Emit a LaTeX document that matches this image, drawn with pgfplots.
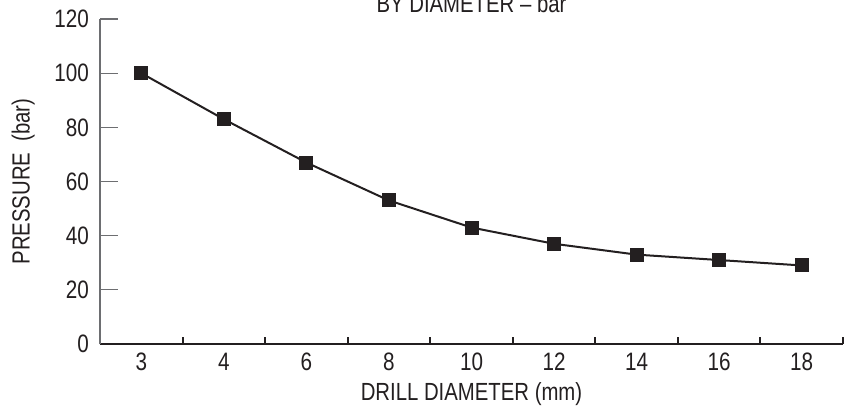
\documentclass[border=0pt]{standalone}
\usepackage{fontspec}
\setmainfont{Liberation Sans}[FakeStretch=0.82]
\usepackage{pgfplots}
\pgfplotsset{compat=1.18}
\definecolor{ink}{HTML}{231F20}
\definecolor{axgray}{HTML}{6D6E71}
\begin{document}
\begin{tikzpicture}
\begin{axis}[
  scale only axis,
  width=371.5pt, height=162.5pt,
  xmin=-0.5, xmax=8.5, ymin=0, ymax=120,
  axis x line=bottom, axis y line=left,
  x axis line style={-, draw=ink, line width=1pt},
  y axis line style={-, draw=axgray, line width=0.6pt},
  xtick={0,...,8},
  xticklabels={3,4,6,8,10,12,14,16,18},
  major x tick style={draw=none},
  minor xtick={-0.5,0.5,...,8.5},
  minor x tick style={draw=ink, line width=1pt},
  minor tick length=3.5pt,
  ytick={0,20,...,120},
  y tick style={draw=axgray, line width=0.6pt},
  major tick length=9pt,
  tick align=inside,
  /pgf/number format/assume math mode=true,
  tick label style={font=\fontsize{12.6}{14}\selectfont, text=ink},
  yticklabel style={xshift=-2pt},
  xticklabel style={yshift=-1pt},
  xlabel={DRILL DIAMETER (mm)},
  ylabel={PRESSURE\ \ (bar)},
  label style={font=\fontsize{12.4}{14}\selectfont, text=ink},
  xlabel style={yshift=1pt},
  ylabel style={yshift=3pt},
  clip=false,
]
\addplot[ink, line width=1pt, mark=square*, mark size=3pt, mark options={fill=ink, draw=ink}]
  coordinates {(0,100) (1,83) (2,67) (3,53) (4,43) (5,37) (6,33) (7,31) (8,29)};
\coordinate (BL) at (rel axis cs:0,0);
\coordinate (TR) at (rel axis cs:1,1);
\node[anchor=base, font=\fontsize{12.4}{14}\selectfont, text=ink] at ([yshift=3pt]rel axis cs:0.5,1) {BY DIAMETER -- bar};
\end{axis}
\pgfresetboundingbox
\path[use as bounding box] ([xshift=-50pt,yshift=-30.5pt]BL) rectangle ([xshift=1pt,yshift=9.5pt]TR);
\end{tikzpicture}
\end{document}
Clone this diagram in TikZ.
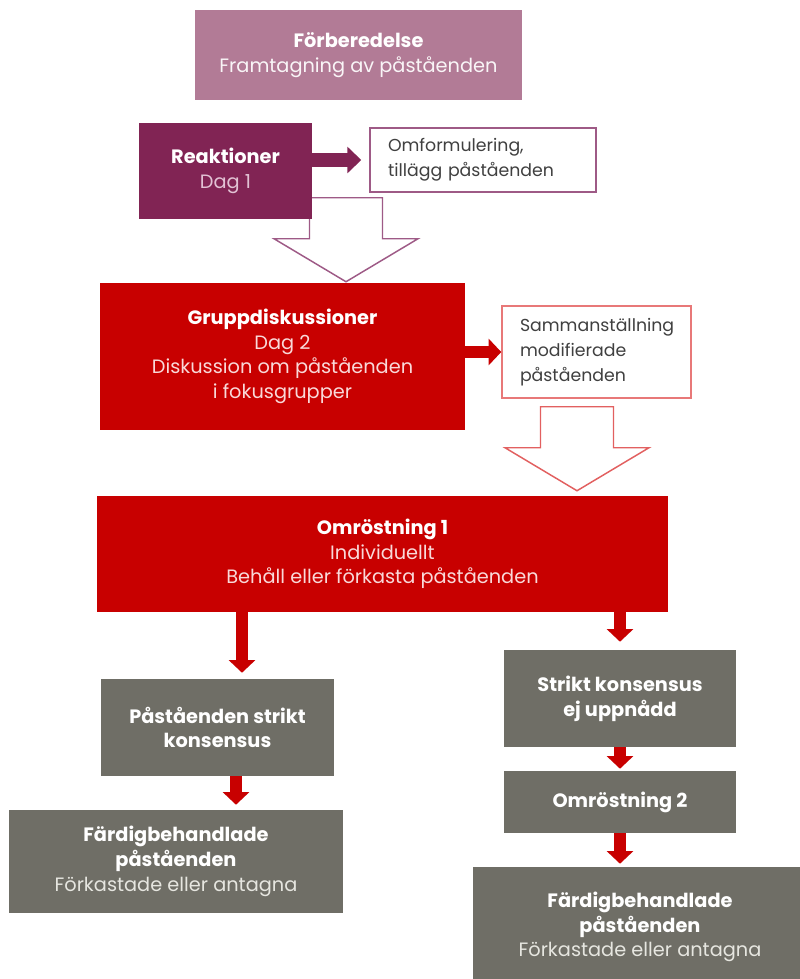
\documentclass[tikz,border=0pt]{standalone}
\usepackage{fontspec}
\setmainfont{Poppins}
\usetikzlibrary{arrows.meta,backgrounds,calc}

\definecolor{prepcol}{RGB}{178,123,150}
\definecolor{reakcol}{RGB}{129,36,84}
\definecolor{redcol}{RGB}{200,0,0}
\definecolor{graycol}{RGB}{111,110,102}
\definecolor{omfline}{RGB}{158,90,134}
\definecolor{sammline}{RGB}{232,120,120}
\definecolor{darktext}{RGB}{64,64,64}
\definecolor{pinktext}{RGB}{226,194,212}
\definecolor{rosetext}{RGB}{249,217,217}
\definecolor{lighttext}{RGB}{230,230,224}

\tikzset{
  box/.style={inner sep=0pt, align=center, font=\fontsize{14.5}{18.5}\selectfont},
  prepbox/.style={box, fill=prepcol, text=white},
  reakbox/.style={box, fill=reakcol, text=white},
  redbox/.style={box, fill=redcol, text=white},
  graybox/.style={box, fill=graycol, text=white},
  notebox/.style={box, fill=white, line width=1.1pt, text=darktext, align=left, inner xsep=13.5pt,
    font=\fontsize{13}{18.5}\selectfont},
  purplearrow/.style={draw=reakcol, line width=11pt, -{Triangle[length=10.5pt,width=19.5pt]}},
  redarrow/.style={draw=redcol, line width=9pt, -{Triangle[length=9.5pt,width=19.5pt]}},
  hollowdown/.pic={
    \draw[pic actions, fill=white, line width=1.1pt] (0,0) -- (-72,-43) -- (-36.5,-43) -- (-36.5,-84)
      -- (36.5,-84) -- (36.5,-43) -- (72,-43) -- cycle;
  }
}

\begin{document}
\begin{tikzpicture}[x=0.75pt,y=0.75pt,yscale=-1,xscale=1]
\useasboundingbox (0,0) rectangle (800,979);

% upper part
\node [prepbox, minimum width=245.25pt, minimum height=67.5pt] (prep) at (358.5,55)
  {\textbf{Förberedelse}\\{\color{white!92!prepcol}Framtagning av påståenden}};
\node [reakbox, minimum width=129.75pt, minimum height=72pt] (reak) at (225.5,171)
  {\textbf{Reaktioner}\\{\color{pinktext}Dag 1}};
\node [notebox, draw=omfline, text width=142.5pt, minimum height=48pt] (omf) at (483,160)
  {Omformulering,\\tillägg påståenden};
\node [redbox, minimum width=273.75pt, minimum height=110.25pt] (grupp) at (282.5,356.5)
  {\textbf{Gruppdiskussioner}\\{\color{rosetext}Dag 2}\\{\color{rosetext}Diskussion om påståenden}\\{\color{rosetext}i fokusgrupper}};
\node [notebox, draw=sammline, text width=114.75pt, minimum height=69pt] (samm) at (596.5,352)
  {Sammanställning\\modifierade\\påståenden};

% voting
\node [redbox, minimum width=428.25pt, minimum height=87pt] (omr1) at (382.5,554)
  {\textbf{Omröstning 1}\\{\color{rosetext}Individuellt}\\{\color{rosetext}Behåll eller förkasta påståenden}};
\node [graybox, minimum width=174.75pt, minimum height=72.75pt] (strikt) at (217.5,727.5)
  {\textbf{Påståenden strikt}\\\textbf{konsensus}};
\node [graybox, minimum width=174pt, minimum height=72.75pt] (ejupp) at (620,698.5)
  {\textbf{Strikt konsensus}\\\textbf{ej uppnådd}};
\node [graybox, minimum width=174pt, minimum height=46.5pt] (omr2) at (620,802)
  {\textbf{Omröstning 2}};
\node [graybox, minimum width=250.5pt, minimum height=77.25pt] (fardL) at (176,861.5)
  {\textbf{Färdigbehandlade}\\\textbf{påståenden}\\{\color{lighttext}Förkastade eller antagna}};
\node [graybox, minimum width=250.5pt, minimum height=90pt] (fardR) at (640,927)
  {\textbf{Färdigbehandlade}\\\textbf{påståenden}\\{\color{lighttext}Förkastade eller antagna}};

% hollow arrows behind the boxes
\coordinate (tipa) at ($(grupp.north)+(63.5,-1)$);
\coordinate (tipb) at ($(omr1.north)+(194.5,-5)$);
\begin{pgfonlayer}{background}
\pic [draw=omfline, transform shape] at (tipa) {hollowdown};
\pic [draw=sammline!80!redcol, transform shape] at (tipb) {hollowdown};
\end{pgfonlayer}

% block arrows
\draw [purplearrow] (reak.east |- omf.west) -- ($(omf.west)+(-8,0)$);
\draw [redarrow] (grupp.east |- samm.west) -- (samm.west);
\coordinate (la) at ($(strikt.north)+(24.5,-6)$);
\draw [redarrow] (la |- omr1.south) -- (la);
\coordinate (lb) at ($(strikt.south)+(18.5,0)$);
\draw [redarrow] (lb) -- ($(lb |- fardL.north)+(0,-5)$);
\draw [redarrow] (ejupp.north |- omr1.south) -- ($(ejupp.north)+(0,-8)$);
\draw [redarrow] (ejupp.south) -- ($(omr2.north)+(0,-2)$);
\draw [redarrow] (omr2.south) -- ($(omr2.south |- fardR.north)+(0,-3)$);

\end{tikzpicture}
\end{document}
----------
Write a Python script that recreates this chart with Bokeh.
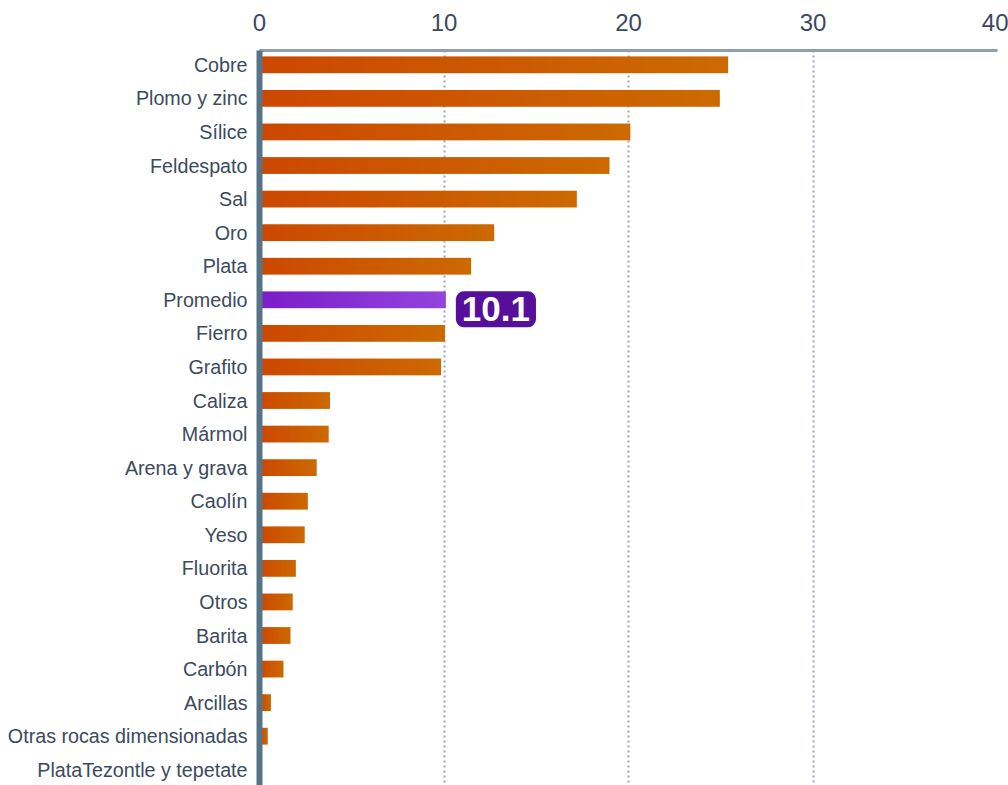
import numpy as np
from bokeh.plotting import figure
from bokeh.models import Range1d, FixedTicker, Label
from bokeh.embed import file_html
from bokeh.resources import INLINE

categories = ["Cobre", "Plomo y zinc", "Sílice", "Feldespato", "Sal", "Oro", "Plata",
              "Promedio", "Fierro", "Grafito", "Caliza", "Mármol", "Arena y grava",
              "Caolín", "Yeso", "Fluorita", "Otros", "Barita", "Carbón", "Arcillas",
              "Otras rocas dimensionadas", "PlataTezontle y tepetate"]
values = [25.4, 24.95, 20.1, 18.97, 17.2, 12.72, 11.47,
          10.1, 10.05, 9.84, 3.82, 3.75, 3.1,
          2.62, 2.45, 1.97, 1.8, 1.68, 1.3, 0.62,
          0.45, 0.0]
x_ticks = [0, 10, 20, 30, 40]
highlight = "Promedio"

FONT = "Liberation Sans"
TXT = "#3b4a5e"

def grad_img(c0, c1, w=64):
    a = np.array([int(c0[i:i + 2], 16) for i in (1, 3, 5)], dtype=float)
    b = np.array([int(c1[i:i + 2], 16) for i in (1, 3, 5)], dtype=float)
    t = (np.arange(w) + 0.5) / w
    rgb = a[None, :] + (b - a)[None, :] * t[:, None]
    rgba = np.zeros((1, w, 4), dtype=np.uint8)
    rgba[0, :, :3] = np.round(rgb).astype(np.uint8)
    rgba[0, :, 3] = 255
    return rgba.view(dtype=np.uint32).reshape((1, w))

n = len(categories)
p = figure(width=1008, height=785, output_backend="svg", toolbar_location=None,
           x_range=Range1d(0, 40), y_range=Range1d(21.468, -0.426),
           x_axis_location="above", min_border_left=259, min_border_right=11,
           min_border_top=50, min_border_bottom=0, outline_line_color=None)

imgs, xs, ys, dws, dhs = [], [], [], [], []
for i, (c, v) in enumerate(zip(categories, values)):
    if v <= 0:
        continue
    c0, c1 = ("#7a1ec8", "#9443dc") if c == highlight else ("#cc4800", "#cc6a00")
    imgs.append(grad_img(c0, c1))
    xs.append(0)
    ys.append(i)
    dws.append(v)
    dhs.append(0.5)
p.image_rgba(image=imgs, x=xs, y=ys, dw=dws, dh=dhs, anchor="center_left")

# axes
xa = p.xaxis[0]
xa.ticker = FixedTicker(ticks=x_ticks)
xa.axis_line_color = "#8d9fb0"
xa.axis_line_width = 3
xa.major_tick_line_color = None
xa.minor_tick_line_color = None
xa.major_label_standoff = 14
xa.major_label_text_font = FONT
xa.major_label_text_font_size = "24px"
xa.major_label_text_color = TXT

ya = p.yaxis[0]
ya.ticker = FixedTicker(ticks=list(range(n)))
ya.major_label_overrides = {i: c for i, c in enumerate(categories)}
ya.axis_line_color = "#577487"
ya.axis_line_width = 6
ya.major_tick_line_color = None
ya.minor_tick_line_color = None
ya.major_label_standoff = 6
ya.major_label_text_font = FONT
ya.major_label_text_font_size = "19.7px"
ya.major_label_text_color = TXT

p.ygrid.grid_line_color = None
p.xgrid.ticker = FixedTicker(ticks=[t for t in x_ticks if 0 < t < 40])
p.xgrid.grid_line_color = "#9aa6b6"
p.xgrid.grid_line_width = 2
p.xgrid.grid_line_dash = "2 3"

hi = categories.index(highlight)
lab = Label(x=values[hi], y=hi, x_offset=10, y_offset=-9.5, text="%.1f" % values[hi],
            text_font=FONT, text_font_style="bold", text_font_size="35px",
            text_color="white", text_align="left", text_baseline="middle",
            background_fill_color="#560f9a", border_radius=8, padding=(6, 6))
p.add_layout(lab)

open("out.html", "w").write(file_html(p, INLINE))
----------
■ Brief:
Pick out every line with the string "this" and copy it.

■ Solution to the exercise:
Emit a LaTeX document that matches this image, drawn with pgfplots.
Clone this diagram in TikZ.
Write a Python script that recreates this chart with Bokeh.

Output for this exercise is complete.